Derry, Northern Ireland

Derry, Northern Ireland
A book I'm working on is set in this town.

Wednesday, July 11, 2012


I sat by the pool to eat lunch, and it was warm but not viciously so, not like Houston would be. The house it belongs to is Mediterranean-style...narrow and tall, with the main living on the first floor up. This is the kind of home where books are not furniture but have a purpose. Some old. Some new. All meaningful.

The beauty of working on a library like this is, you're reminded of the tradition of writing and the exchanges of ideas that were happening long before you were born...and how many of those ideas are still being debated today. Like how to deal with poverty (called pauperism in many of these books) and juvenile crime and even birth control (from 100 years ago).

Some questioned the morality of religion during a time when God was far more real than he is now. One man sold his house so he could finance the publication of a sociology book he knew would change the world...and I could not tell you his name, right now. There's a book by Anthony Trollope's mother, Frances, about her travels across what was the US in the 1830s, something that supposedly gave de Tocqueville his idea to look into democracy and Americans, thanks to her fun descriptions of the people she met. It's called "The Domestic Manners of the Americans" and I actually ordered a copy to read.

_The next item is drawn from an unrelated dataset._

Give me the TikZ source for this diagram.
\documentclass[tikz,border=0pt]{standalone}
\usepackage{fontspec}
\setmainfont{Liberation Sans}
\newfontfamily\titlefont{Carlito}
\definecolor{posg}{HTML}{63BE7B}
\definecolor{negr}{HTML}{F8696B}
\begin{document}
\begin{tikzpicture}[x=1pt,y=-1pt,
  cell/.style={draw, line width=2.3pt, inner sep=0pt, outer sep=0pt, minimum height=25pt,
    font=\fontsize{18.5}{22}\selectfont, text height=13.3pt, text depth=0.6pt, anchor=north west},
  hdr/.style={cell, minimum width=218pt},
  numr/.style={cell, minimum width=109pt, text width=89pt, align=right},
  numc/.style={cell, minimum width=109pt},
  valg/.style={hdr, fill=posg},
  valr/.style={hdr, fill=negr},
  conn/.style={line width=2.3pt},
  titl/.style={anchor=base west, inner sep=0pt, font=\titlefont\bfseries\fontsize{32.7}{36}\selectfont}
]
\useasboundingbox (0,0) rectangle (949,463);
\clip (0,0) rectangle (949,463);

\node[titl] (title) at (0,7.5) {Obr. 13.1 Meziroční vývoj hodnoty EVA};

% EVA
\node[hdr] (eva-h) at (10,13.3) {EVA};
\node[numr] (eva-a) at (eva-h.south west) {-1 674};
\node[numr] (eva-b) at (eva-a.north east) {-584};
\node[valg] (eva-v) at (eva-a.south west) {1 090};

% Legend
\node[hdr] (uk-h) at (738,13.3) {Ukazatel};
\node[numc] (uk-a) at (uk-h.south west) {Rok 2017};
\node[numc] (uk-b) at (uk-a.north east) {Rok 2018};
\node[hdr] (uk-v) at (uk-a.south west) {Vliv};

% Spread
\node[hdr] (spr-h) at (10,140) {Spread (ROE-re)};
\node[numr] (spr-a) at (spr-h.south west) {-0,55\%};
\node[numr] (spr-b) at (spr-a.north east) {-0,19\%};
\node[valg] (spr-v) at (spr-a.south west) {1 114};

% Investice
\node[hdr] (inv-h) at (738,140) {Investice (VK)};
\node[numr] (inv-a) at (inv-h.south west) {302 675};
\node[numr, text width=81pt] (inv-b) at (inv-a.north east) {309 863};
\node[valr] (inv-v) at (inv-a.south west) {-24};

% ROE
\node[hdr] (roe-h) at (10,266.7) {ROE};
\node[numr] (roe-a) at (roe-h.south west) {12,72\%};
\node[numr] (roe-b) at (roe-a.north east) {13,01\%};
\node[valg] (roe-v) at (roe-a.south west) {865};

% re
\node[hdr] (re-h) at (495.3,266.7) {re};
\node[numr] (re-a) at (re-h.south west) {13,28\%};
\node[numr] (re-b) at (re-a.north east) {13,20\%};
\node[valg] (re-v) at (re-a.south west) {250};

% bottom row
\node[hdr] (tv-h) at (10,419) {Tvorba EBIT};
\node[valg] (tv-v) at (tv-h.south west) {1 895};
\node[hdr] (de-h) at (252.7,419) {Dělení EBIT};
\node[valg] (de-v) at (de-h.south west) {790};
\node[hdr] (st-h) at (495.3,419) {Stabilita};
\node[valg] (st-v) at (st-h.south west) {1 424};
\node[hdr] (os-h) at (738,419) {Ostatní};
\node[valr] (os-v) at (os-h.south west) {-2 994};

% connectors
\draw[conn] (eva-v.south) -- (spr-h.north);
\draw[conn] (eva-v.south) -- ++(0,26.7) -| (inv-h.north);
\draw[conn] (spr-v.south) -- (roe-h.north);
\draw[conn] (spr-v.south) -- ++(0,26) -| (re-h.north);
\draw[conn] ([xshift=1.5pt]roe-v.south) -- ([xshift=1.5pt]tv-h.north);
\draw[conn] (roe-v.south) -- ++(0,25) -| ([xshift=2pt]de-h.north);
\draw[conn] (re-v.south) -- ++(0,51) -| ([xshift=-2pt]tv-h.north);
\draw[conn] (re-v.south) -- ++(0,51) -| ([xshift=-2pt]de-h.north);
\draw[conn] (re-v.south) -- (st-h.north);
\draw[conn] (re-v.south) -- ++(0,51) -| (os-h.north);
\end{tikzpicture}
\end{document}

So I took my break by the pool, outside of the books, and let the whole idea of them soak in. I'm not the smartest or best educated guy in the world; a lot of what ability I have in English comes from reading, as does what I know of history. I got little of it in formal education. I've worked around books most of my life and even so, I'm barely knowledgeable about them. But I'm pretty sure my awareness is above average when it comes to knowing about the history of writing...and yet there was so much I just did not know, until today.

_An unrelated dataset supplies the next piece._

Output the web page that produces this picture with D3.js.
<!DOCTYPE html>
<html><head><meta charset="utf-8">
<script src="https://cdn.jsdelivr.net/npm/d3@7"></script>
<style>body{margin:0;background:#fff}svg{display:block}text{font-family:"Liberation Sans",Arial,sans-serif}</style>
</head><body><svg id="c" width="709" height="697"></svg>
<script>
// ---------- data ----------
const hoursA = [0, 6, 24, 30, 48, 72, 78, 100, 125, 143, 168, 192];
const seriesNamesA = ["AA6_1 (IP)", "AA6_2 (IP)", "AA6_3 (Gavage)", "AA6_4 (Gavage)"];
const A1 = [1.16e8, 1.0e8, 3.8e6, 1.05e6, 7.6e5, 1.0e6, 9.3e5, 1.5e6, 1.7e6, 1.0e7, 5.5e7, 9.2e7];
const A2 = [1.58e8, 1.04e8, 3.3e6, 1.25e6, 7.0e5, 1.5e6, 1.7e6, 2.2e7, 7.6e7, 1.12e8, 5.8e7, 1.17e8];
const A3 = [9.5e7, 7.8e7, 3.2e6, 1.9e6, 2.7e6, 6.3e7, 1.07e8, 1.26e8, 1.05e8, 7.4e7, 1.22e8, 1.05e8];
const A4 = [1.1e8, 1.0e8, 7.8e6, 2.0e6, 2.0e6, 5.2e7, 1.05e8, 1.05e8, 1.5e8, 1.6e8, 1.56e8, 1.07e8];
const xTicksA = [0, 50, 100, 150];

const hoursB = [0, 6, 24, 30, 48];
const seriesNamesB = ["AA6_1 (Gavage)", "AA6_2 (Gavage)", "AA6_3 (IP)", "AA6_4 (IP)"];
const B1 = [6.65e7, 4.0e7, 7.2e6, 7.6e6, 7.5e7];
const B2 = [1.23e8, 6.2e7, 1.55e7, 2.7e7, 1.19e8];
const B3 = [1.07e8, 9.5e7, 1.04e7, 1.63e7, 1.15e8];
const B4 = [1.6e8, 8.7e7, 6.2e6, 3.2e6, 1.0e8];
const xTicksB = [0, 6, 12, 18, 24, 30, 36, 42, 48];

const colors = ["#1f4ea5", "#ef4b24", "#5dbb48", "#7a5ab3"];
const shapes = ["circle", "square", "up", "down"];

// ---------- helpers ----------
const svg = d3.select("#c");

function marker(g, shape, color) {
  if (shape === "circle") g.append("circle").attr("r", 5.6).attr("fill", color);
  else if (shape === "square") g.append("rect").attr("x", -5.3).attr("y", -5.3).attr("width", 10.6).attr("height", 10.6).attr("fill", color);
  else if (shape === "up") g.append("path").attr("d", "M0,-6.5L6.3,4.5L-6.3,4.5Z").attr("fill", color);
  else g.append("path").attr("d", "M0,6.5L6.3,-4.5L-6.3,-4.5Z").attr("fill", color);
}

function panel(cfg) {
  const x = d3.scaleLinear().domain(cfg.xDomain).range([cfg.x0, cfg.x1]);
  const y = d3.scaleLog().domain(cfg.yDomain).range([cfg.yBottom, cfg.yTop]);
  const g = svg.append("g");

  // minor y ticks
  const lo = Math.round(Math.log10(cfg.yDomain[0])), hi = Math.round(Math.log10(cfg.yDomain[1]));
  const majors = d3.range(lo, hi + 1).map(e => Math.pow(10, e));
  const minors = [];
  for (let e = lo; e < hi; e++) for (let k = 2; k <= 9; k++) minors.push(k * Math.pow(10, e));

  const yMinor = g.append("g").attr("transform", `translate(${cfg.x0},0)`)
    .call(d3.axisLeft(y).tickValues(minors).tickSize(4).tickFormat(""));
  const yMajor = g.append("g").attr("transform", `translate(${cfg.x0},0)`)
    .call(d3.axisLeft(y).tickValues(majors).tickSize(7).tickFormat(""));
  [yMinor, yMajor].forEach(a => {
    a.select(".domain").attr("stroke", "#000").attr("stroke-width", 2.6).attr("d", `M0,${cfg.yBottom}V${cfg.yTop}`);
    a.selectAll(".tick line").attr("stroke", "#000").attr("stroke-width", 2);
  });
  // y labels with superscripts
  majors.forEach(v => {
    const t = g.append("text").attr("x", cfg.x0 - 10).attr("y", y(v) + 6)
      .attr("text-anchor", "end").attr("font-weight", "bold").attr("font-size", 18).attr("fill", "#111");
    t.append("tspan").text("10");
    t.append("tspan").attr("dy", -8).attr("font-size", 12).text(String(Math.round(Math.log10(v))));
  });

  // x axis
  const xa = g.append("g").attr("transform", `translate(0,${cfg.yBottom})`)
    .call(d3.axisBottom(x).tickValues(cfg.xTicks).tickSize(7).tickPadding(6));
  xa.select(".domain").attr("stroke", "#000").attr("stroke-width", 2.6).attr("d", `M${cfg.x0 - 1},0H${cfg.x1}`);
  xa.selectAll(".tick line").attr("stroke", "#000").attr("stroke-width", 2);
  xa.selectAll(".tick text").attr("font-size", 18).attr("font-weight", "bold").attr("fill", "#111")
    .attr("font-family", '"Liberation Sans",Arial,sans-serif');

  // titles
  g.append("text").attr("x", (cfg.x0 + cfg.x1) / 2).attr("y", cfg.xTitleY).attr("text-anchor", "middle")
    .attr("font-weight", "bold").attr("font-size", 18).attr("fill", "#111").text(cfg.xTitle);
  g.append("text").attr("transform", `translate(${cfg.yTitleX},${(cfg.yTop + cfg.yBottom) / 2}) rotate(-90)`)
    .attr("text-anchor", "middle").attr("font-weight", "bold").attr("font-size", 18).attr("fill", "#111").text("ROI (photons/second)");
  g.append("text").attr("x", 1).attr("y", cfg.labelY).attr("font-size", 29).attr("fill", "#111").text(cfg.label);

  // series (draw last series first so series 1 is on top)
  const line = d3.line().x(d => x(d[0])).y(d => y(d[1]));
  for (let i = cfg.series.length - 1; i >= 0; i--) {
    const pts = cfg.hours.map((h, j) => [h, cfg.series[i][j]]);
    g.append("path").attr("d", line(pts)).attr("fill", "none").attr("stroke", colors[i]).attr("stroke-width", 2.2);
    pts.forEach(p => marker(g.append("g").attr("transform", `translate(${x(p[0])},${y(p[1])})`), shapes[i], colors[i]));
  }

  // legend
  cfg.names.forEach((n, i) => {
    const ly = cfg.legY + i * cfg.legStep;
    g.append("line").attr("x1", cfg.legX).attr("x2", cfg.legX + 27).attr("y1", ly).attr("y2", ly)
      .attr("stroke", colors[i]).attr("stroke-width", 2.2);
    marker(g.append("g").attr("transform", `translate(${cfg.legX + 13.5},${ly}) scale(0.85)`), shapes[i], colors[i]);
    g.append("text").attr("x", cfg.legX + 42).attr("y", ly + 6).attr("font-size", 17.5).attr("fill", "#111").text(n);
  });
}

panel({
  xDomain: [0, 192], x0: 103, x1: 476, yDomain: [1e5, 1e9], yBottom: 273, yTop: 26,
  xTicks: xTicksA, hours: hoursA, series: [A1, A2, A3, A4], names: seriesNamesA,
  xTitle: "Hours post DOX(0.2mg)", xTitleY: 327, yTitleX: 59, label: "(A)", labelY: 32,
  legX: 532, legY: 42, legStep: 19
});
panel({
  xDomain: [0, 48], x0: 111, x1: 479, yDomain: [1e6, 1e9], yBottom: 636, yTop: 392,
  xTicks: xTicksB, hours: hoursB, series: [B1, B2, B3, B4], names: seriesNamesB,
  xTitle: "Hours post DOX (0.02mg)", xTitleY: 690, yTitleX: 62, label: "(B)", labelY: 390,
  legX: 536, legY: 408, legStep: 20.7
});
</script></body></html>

I saw tiny pamphlets about how we'll live in the future that had been published by major houses like Putnam and Holt, Reinhardt. Not just one but several. I saw a couple hundred different books that had been published by the author and apparently sold quite well.

These are the kinds of libraries I love packing. Lately, all I've been packing are okay books dealing with military history or art or sets of writers I'm too familiar with. This week...this job...I feel as if I'm in a warm embrace, again.

Doesn't hurt that there's also a couple of massively fluffy cats who want to supervise my progress and force me to pet them, every now and then. When I get back to the office, those two kitties're gonna be so pissed.